The U.N. refugee agency UNHCR said it had for the first time issued advice for its staff and other aid workers on how to identify male victims of sexual violence in areas where there is fighting or displacement.

Rape and other forms of sexual violence have long been used as a weapon of war. While much of the world's attention has focused on women and girls who account for the majority of such victims, much less is said about men and boys.

"SGBV (sexual and gender-based violence) against men and boys has generally been mentioned as a footnote in reports," Sandesh Sivakumaran, a law professor at Britain's Nottingham University, was quoted by UNHCR as saying in a statement.

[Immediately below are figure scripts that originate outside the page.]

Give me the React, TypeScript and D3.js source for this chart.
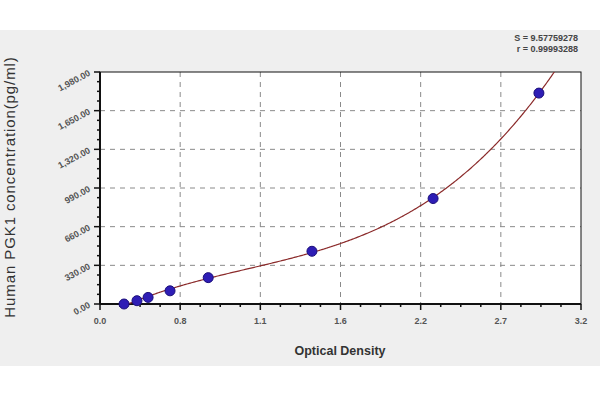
import React from "react";
import * as d3 from "d3";

const odValues = [0.16, 0.246, 0.32, 0.466, 0.72, 1.41, 2.216, 2.92];
const concValues = [0, 28.1, 56.25, 112.5, 225, 450, 900, 1800];
const xTickValues = [0, 0.5333, 1.0667, 1.6, 2.1333, 2.6667, 3.2];
const xTickLabels = ["0.0", "0.8", "1.1", "1.6", "2.2", "2.7", "3.2"];
const yTickValues = [0, 330, 660, 990, 1320, 1650, 1980];
const yTickLabels = ["0.00", "330.00", "660.00", "990.00", "1,320.00", "1,650.00", "1,980.00"];
const statLines = ["S = 9.57759278", "r = 0.99993288"];

// least squares cubic fit of concentration vs OD
function fitCubic(xs: number[], ys: number[]) {
  const n = 4;
  const A: number[][] = Array.from({ length: n }, () => Array(n + 1).fill(0));
  xs.forEach((x, k) => {
    for (let i = 0; i < n; i++) {
      for (let j = 0; j < n; j++) A[i][j] += Math.pow(x, i + j);
      A[i][n] += ys[k] * Math.pow(x, i);
    }
  });
  for (let i = 0; i < n; i++) {
    let p = i;
    for (let r = i + 1; r < n; r++) if (Math.abs(A[r][i]) > Math.abs(A[p][i])) p = r;
    [A[i], A[p]] = [A[p], A[i]];
    for (let r = 0; r < n; r++) {
      if (r === i) continue;
      const f = A[r][i] / A[i][i];
      for (let c = i; c <= n; c++) A[r][c] -= f * A[i][c];
    }
  }
  const coef = A.map((row, i) => row[n] / row[i]);
  return (x: number) => coef.reduce((s, c, i) => s + c * Math.pow(x, i), 0);
}

export default function App() {
  const W = 600, H = 400;
  const left = 100, right = 581, top = 72, bottom = 304;
  const x = d3.scaleLinear().domain([0, 3.2]).range([left, right]);
  const y = d3.scaleLinear().domain([0, 1980]).range([bottom, top]);
  const f = fitCubic(odValues, concValues);
  const curvePts: [number, number][] = [];
  const x0 = odValues[0];
  for (let i = 0; i <= 400; i++) {
    const xv = x0 + (3.2 - x0) * (i / 400);
    const yv = f(xv);
    curvePts.push([xv, yv]);
    if (yv > 1980) break;
  }
  const line = d3.line<[number, number]>().x(d => x(d[0])).y(d => y(Math.max(0, d[1])));
  const xMinor = d3.range(0, 25).map(i => (3.2 / 24) * i);
  const yMinor = d3.range(0, 25).map(i => (1980 / 24) * i);
  const font = "Arial, 'Liberation Sans', sans-serif";

  return (
    <svg width={W} height={H} style={{ display: "block", position: "absolute", left: 0, top: 0 }}>
      <rect x={0} y={0} width={W} height={H} fill="#ffffff" />
      <rect x={0} y={30} width={W} height={336} fill="#efefef" />
      <defs>
        <clipPath id="plotclip">
          <rect x={left} y={top} width={right - left} height={bottom - top} />
        </clipPath>
      </defs>
      <rect x={left} y={top} width={right - left} height={bottom - top} fill="#ffffff" />
      {yTickValues.slice(1, -1).map(v => (
        <line key={"gy" + v} x1={left} x2={right} y1={y(v)} y2={y(v)} stroke="#8a8a8a" strokeDasharray="5,5" strokeWidth={1} />
      ))}
      {xTickValues.slice(1, -1).map(v => (
        <line key={"gx" + v} x1={x(v)} x2={x(v)} y1={top} y2={bottom} stroke="#8a8a8a" strokeDasharray="5,5" strokeWidth={1} />
      ))}
      <rect x={left} y={top} width={right - left} height={bottom - top} fill="none" stroke="#111" strokeWidth={1} />
      <line x1={left} x2={left} y1={top} y2={bottom} stroke="#111" strokeWidth={2} />
      <line x1={left} x2={right} y1={bottom} y2={bottom} stroke="#111" strokeWidth={2} />
      {xMinor.map((v, i) => (
        <line key={"xm" + i} x1={x(v)} x2={x(v)} y1={bottom} y2={bottom + (i % 4 === 0 ? 6 : 3)} stroke="#111" strokeWidth={1.5} />
      ))}
      {yMinor.map((v, i) => (
        <line key={"ym" + i} x1={left} x2={left - (i % 4 === 0 ? 6 : 3)} y1={y(v)} y2={y(v)} stroke="#111" strokeWidth={1.5} />
      ))}
      {xTickValues.map((v, i) => (
        <text key={"xl" + i} x={x(v)} y={bottom + 20} textAnchor="middle" fontSize={9} fontWeight="bold" fill="#555" fontFamily={font}>
          {xTickLabels[i]}
        </text>
      ))}
      {yTickValues.map((v, i) => (
        <text key={"yl" + i} x={0} y={0} textAnchor="end" fontSize={9} fontWeight="bold" fill="#555" fontFamily={font}
          transform={`translate(${left - 9},${y(v) + 3}) rotate(-28)`}>
          {yTickLabels[i]}
        </text>
      ))}
      <path d={line(curvePts) || ""} fill="none" stroke="#8b2b2b" strokeWidth={1.2} clipPath="url(#plotclip)" />
      {odValues.map((v, i) => (
        <circle key={"p" + i} cx={x(v)} cy={y(concValues[i])} r={5} fill="#2e1db5" stroke="#1b0f7a" strokeWidth={1} />
      ))}
      <text x={340} y={355} textAnchor="middle" fontSize={12.5} fontWeight="bold" fill="#333" fontFamily={font}>
        Optical Density
      </text>
      <text x={0} y={0} textAnchor="middle" fontSize={15} fill="#333" fontFamily={font} letterSpacing={0.9}
        transform={`translate(15,${187}) rotate(-90)`}>
        Human PGK1 concentration(pg/ml)
      </text>
      {statLines.map((s, i) => (
        <text key={"s" + i} x={578} y={41 + i * 11} textAnchor="end" fontSize={9} fontWeight="bold" fill="#444" fontFamily={font}>
          {s}
        </text>
      ))}
    </svg>
  );
}
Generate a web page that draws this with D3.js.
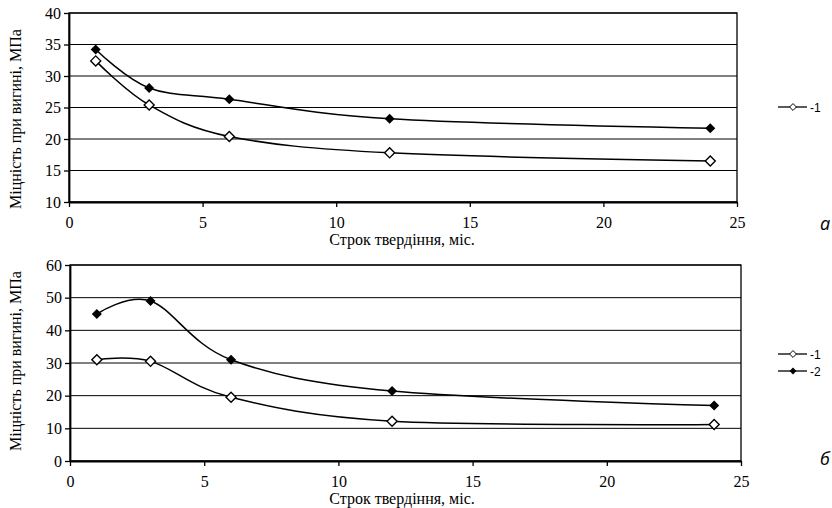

"Rape is not limited to traditional notions, it is not limited to gender … we must recognise rape as torture, rape as rape," said Sivakumaran, one of the many academics, aid workers, women's rights activists, lawyers and diplomats called to Geneva to discuss the issue.

Although there are no detailed statistics on the number of male victims of sexual and gender-based violence, the phenomenon is increasingly being recognised as a protection concern, UNHCR said.

In a paper published in February 2009, U.S. academic and human rights specialist Lara Stemple noted the sexual abuse of men as a weapon of war or an act of political aggression in a host of countries including in Chile, Croatia, Sri Lanka, El Salvador, Iran, Kuwait and the Democratic Republic of Congo (DRC).

She cited forced nudity, forced sex acts and various forms of genital mutilation as examples of sexual abuse against men.

More recently, in 2010, nearly 400 men, women and children were sexually assaulted during attacks carried out by Rwandan FDLR rebels and a local Congolese armed group in the Walikale region of North Kivu in eastern DRC.

The U.N. lead agency dealing with the issue of protection said the publication Working with Men and Boy Survivors of Sexual and Gender-based Violence in Forced Displacement should be essential for aid workers and organisations helping refugees and internally displaced people.